На подоконнике стояли горшки с цветами, в которых комнатные растения хорошо себя чувствовали.
– Нет, Рустам, ты пойдешь в больницу, так надо теперь! – ответила мне мать.
Я чувствовал, что дом, который я на нее переписал в 2010 году, должен был по документам перейти ей, что я не мог обратно вернуть через три года, то заявление о дарственной, которое я подписал матери с ее юристом, которого она нашла. Теперь я попал в дурдом летом, ровно три года когда прошло после передачи заявления о дарственной матери.
– Назад дороги нету! Ты так говоришь мне!? – спросил я у своей матери в свои 35 лет.
– Тебе нужно лечиться, посмотри на себя, в кого ты превратился, тебя жена таким сделала! – ответила мне мать моя.
Прошло десять минут, женщина вернулась, похожая на странную медсестру или уборщицу.
– Все, вы собрали своего сынка на лечение? Вещей больше нет лишних? Все, давай иди, Рустам, завтра мама твоя придет тебя навестить! – ответила женщина странная без улыбки.

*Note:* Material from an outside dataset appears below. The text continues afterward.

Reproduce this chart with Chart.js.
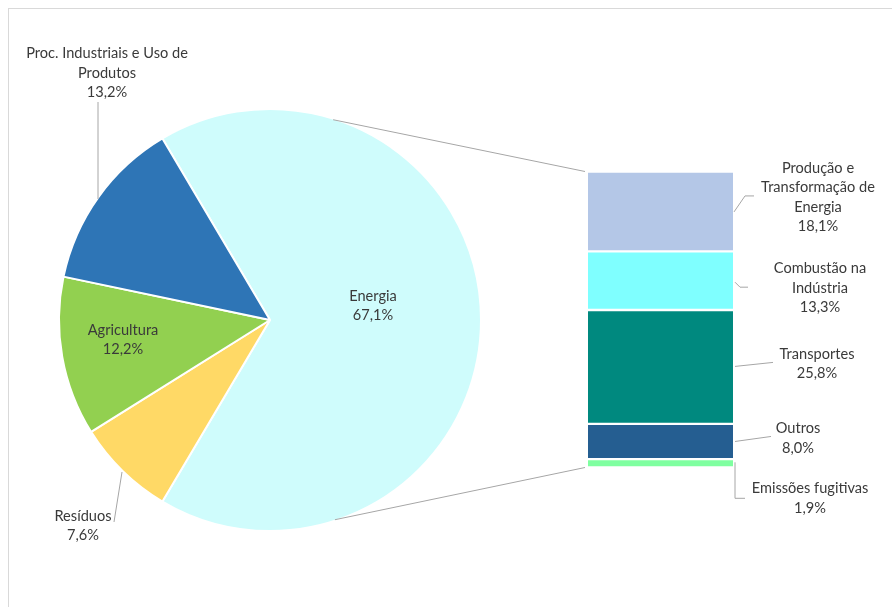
<!DOCTYPE html>
<html>
<head>
<meta charset="utf-8">
<style>
  html, body { margin: 0; padding: 0; background: #fff; }
  #wrap { position: relative; width: 892px; height: 607px; overflow: hidden; background: #fff; }
  #frame { position: absolute; left: 8px; top: 8px; width: 1000px; height: 1000px; border: 1px solid #d9d9d9; box-sizing: border-box; }
  canvas { position: absolute; left: 0; top: 0; }
</style>
</head>
<body>
<div id="wrap">
  <div id="frame"></div>
  <canvas id="pie" width="892" height="607"></canvas>
  <canvas id="bar" width="892" height="607"></canvas>
</div>
<script src="https://cdn.jsdelivr.net/npm/chart.js@4.4.0/dist/chart.umd.min.js"></script>
<script>
// --- data ---
const pieLabels = [['Energia'], ['Resíduos'], ['Agricultura'], ['Proc. Industriais e Uso de', 'Produtos']];
const pieValues = [67.1, 7.6, 12.2, 13.2];
const pieColors = ['#CFFCFC', '#FFD966', '#92D050', '#2E75B6'];

const barLabels = [['Produção e', 'Transformação de', 'Energia'], ['Combustão na', 'Indústria'], ['Transportes'], ['Outros'], ['Emissões fugitivas']];
const barValues = [18.1, 13.3, 25.8, 8.0, 1.9];
const barColors = ['#B4C7E7', '#7FFFFF', '#00897F', '#255E91', '#7FFFA0'];

// --- style ---
const FONT = '14.6px Lato';
const TEXT = '#3a3a3a';
const LEADER = '#A6A6A6';
const LINE_H = 19.5;

// label block centre + optional leader, relative to pie centre
const pieLabelPos = [
  { dx: 103, dy: -14 },
  { dx: -187, dy: 206, leader: [[-156, 202], [-148, 152]] },
  { dx: -147, dy: 20 },
  { dx: -163, dy: -247, leader: [[-172, -218], [-172, -121]] }
];
// relative to the right edge / middle of each bar segment
const barLabelPos = [
  { dx: 85, dy: -14, leader: [[1, 0.5], [12, -15.5], [21, -15.5]] },
  { dx: 87, dy: 7.5, leader: [[2, 1.5], [7, 6.5], [15, 6.5]] },
  { dx: 84, dy: -3, leader: [[2, -0.5], [40, -4.5]] },
  { dx: 65, dy: -3, leader: [[2, 0], [38, -5]] },
  { dx: 77, dy: 35, leader: [[2, -1], [2, 35], [12, 35]] }
];
const connectorAngles = [-72.5, 72];

function pct(v) {
  return v.toFixed(1).replace('.', ',') + '%';
}

function drawBlock(ctx, lines, cx, cy) {
  ctx.save();
  ctx.font = FONT;
  ctx.fillStyle = TEXT;
  ctx.textAlign = 'center';
  ctx.textBaseline = 'middle';
  const top = cy - (lines.length - 1) * LINE_H / 2;
  lines.forEach((t, i) => ctx.fillText(t, cx, top + i * LINE_H));
  ctx.restore();
}

function drawLeader(ctx, pts, ox, oy) {
  ctx.save();
  ctx.strokeStyle = LEADER;
  ctx.lineWidth = 1;
  ctx.beginPath();
  pts.forEach((p, i) => {
    if (i === 0) ctx.moveTo(ox + p[0], oy + p[1]);
    else ctx.lineTo(ox + p[0], oy + p[1]);
  });
  ctx.stroke();
  ctx.restore();
}

const pieTotal = pieValues.reduce((a, b) => a + b, 0);
const energyFrac = pieValues[0] / pieTotal;

const pieLabelPlugin = {
  id: 'pieLabels',
  afterDraw(chart) {
    const ctx = chart.ctx;
    const arc = chart.getDatasetMeta(0).data[0];
    pieValues.forEach((v, i) => {
      const p = pieLabelPos[i];
      if (p.leader) drawLeader(ctx, p.leader, arc.x, arc.y);
      drawBlock(ctx, pieLabels[i].concat([pct(v)]), arc.x + p.dx, arc.y + p.dy);
    });
  }
};

const pieChart = new Chart(document.getElementById('pie'), {
  type: 'pie',
  data: {
    labels: pieLabels.map(l => l.join(' ')),
    datasets: [{
      data: pieValues,
      backgroundColor: pieColors,
      borderColor: '#ffffff',
      borderWidth: 2,
      hoverOffset: 0
    }]
  },
  options: {
    responsive: false,
    animation: false,
    events: [],
    rotation: 90 - energyFrac * 180,
    radius: 211,
    layout: { padding: { left: 59, right: 411, top: 109, bottom: 76 } },
    plugins: { legend: { display: false }, tooltip: { enabled: false } }
  },
  plugins: [pieLabelPlugin]
});

const barTotal = barValues.reduce((a, b) => a + b, 0);

const barLabelPlugin = {
  id: 'barLabels',
  afterDraw(chart) {
    const ctx = chart.ctx;
    const area = chart.chartArea;
    // lines from the pie to the bar
    const arc = pieChart.getDatasetMeta(0).data[0];
    const R = arc.outerRadius - 1;
    const ends = [[area.left - 3, area.top], [area.left - 3, area.bottom]];
    connectorAngles.forEach((a, i) => {
      const r = a * Math.PI / 180;
      ctx.save();
      ctx.strokeStyle = LEADER;
      ctx.lineWidth = 1;
      ctx.beginPath();
      ctx.moveTo(arc.x + R * Math.cos(r), arc.y + R * Math.sin(r));
      ctx.lineTo(ends[i][0], ends[i][1]);
      ctx.stroke();
      ctx.restore();
    });
    barValues.forEach((v, i) => {
      const bar = chart.getDatasetMeta(i).data[0];
      const ax = bar.x + bar.width / 2;
      const ay = (bar.y + bar.base) / 2;
      const p = barLabelPos[i];
      drawLeader(ctx, p.leader, ax, ay);
      drawBlock(ctx, barLabels[i].concat([pct(v)]), ax + p.dx, ay + p.dy);
    });
  }
};

new Chart(document.getElementById('bar'), {
  type: 'bar',
  data: {
    labels: [''],
    datasets: barValues.map((v, i) => ({
      label: barLabels[i].join(' '),
      data: [v],
      backgroundColor: barColors[i],
      borderColor: '#ffffff',
      borderWidth: { top: 1.5, bottom: 1.5, left: 0, right: 0 },
      borderSkipped: false,
      barPercentage: 1,
      categoryPercentage: 1
    }))
  },
  options: {
    responsive: false,
    animation: false,
    events: [],
    layout: { padding: { left: 588, right: 159, top: 171.5, bottom: 139.5 } },
    scales: {
      x: { display: false, stacked: true },
      y: { display: false, stacked: true, reverse: true, min: 0, max: barTotal }
    },
    plugins: { legend: { display: false }, tooltip: { enabled: false } }
  },
  plugins: [barLabelPlugin]
});
</script>
</body>
</html>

Я был в спортивных штанах синих, тапочки тряпочные с гербом на них, ордена Тамплиеров и футболка синяя. Часы и два телефона, а также брелок с ключами на машину, которая стояла за воротами психушки (черного цвета), я тоже отдал матери в руки. Не знаю только, кто ее будет отгонять к своему дому, кроме отвратительного предателя – отца. Пройдя немного шагов, я повернулся и увидел, как моя мать подняла голову кверху и не хотела реветь, но сильно заревела, я понимал, что меня специально в психушку засунули, не мог понять только, почему так все резко решили изменить, словно была цель определенного человека обо мне сказать слова:
– Был парень как парень, стал дурак и овощ, учись, лечись, копи на гроб! – такие слова я подумал и тихо стал про себя говорить, на моих глазах появились слезы, и я их успел вытереть правой рукой – незаметно, чтобы никто не видел. Пройдя через порог деревянной двери, я обратил внимание на замок, который тоже стоял в дверях деревянных, белый цвет их не очень радовал меня, за дверями был большой зал в виде коридора с палатами и актовым залом, стены все покрашены в светлый цвет, и зеленая дверь в туалет была с левой стороны, а небольшая будка со стеклом и столом в виде кабинета, в котором сидела молодая медсестра с черным волосом и каре прической, нагнувшись над столом, и что-то записывала в толстую книжку, похожую на журнал ведения учета больных и их расположение по палатам в отделении первом.
– Это наш новый пациент, записывай его фамилию! – ответила через окошко уборщица медсестре с каре прической, которой было за двадцать пять лет на вид.
– Здравствуйте, – ответил я медсестре с наглым лицом, которая прикрыла свое лицо ладонью за стеклом от меня левой рукой, кольцо обручальное я тоже отдал своей матери на хранение, задумался я при виде поступка медсестры.